Pelajaran dari serangan ransomware di Pusat Data Nasional, pentingnya backup data secara teratur

Techno.id - Belakangan ini Indonesia digegerkan serangan ransomware yang menargetkan Pusat Data Nasional Sementara (PDNS) yang terjadi sejak pertengahan Juni lalu. Serangan yang menggunakan salah satu perangkat lunak pemerasan (malware) paling berbahaya itu memicu kelumpuhan pada banyak operasional layanan publik hingga berhari-hari. 

Ditambah dengan tuntutan uang tebusan sebesar USD8 juta atau sekitar Rp131 miliar, krisis tersebut mendorong keprihatinan meluas terhadap keamanan data pribadi dan negara. Saat ini, ransomware semakin menyasar kalangan pemerintahan dan akademisi, menjadi salah satu ancaman keamanan siber paling berbahaya, baik di Indonesia maupun di tingkat global. Belakangan pemerintah Indonesia tegas menolak membayar uang tebusan yang diminta dan terkesan “menyerah” atas serangan tersebut.  

Apa itu ransomware?

foto: freepik/binkontan

Ransomware adalah varian malware berbahaya yang digunakan peretas untuk mengunci akses ke data korban dan meminta uang tebusan untuk pemulihannya.
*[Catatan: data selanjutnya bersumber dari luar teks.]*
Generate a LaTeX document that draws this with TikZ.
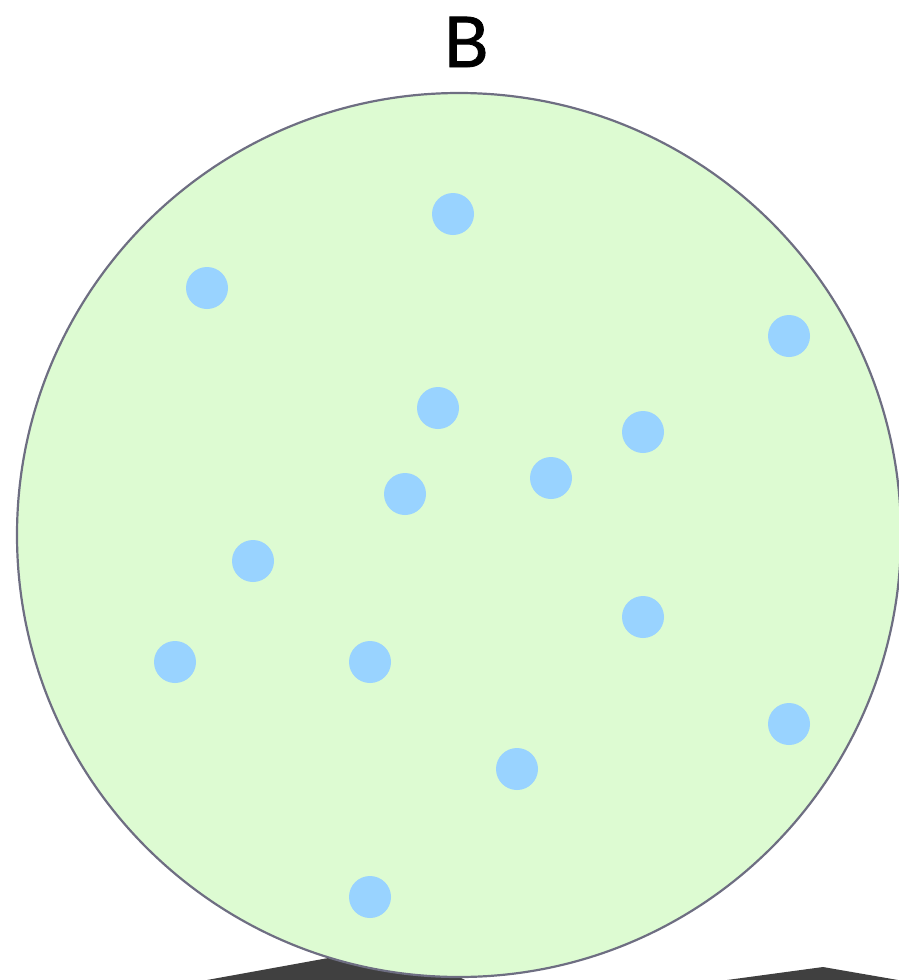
\documentclass[tikz,border=0pt]{standalone}
\usepackage{fontspec}
\setmainfont{Lato}
\newfontfamily\titlefont{Lato}[UprightFeatures={FakeBold=1.2}]
\definecolor{ballfill}{HTML}{DDFBD2}
\definecolor{ballline}{HTML}{6E6E82}
\definecolor{dotblue}{HTML}{99D3FF}
\definecolor{floor}{HTML}{404040}
\begin{document}
\begin{tikzpicture}[x=1pt,y=-1pt,
  dot/.style={circle,fill=dotblue,minimum size=42pt,inner sep=0pt}]
\useasboundingbox (0,0) rectangle (898,980);
\fill[floor] (207,980) -- (400,945) -- (465,980) -- cycle;
\fill[floor] (727,980) -- (823,967) -- (898,980) -- cycle;
\node[circle,draw=ballline,line width=2.2pt,fill=ballfill,minimum size=884pt,inner sep=0pt] (ball) at (459,535) {};
\node[font=\titlefont\fontsize{70}{80}\selectfont,anchor=base] (title) at (466,67) {B};
\foreach \n/\x/\y in {d1/453/214,d2/207/288,d3/789/336,d4/438/408,d5/643/432,d6/551/478,d7/405/494,d8/253/561,d9/643/617,d10/175/662,d11/370/662,d12/789/724,d13/517/769,d14/370/897}
  \node[dot] (\n) at (\x,\y) {};
\end{tikzpicture}
\end{document}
Menurut Asisten Profesor dan Koordinator Program Magister Keamanan Siber Monash University, Indonesia, Erza Aminanto, serangan ransomware di Indonesia tidak hanya menginfeksi komputer, tetapi juga menargetkan perangkat selular dan Internet of Things (IoT). Ini menunjukkan bahwa seluruh ekosistem digital kita rentan.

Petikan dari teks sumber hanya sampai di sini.